A practical workflow for analysts and data scientists

  • Start with K values from 2 to 10.
  • Standardize features before every run.
  • Use multiple initializations to reduce random centroid effects.
  • Review elbow and silhouette together, not in isolation.
  • Inspect cluster centers and cluster sizes.
  • Run sensitivity checks with different seeds and subsets.
  • Choose the smallest K that remains stable and useful.

How this calculator estimates the elbow

This page uses a geometric elbow detection approach. It draws an imaginary straight line from the first WCSS point to the last WCSS point. Then it calculates the perpendicular distance of every intermediate point from that line. The K with the largest distance is the most likely elbow because it marks the strongest curvature away from a simple linear decline. This is a standard automation trick for converting a visual elbow into an objective rule.

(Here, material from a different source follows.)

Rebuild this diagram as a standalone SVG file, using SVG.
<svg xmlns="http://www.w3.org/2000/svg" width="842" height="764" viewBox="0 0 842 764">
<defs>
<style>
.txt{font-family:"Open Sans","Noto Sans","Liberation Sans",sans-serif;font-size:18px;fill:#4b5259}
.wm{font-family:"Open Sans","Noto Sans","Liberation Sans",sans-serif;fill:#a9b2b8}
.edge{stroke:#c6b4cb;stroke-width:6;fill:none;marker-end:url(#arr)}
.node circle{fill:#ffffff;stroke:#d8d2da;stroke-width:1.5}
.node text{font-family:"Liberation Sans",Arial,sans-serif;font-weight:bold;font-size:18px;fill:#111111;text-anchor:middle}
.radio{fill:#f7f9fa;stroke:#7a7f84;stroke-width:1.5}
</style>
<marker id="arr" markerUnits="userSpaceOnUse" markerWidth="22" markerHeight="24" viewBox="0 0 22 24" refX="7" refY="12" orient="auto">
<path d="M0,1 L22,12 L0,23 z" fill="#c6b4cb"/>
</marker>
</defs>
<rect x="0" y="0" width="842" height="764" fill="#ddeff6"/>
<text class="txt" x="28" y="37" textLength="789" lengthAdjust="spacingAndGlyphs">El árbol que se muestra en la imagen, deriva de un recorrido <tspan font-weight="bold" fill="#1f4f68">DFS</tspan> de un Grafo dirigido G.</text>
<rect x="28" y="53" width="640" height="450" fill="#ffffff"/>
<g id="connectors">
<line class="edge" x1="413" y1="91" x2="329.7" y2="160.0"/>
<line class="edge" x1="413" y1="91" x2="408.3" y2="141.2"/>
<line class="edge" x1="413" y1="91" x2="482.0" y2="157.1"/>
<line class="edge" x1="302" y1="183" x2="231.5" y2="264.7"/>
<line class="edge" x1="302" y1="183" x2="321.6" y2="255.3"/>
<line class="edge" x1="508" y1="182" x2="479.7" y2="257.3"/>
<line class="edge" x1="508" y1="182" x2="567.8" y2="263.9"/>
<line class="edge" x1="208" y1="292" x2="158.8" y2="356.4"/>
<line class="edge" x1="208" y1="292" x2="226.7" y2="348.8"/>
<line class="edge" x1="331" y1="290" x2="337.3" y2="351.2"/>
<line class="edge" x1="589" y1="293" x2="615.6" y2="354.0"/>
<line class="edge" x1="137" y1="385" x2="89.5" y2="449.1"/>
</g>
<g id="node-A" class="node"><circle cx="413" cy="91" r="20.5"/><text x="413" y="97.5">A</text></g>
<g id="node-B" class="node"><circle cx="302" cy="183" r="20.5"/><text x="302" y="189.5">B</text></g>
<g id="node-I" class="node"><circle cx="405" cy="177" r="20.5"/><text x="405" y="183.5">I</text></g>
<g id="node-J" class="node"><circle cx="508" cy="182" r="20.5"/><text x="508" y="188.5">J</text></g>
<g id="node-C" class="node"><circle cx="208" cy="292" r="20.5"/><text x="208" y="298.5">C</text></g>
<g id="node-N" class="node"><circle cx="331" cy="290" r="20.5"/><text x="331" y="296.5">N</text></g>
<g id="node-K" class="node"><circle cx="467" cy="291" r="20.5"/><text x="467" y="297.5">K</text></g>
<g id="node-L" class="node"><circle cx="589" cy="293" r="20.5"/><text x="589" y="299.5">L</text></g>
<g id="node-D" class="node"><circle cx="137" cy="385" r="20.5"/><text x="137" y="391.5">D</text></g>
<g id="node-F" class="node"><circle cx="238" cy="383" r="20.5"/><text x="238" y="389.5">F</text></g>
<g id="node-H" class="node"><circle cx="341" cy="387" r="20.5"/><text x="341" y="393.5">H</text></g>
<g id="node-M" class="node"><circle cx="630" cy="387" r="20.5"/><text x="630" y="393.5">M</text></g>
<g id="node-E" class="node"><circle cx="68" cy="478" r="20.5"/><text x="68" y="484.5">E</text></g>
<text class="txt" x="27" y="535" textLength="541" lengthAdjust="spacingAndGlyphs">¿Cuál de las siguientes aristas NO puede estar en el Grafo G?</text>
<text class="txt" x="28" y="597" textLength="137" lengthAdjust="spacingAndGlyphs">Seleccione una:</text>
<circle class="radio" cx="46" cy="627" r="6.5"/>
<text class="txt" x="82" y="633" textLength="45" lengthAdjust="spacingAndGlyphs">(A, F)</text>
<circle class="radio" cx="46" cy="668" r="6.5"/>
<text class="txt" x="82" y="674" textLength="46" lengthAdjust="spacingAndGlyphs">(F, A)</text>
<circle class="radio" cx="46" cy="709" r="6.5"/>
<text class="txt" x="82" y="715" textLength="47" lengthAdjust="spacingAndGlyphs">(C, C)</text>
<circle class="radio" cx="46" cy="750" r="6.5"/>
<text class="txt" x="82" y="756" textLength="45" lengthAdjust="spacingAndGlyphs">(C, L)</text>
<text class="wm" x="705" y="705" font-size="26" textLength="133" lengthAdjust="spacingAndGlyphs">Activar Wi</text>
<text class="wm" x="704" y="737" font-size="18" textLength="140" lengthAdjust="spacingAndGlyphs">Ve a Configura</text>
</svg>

Authoritative reading on clustering and model selection

For deeper technical grounding, review academic and institutional resources such as the Carnegie Mellon University paper on X-means, the Stanford Information Retrieval text on K-means, and the NIH overview discussing clustering analysis considerations. These sources are useful for understanding both practical implementation and the limitations of cluster-count selection.

Final takeaway

The best algorithm to calculate K for means clustering is rarely a single magic formula. In most applied workflows, the strongest answer comes from combining a decreasing variance metric like WCSS with a separation metric like silhouette, then validating the result with interpretability and stability checks. If your elbow is clear and your silhouette score is strong at the same K, you likely have a reliable choice. If the metrics disagree, prefer the smaller, more stable, and more explainable solution unless domain evidence strongly supports a higher K.

Use the calculator above as a fast decision tool, but remember that clustering is exploratory. The smartest K is the one that is statistically defensible, operationally useful, and stable when tested against the realities of your data.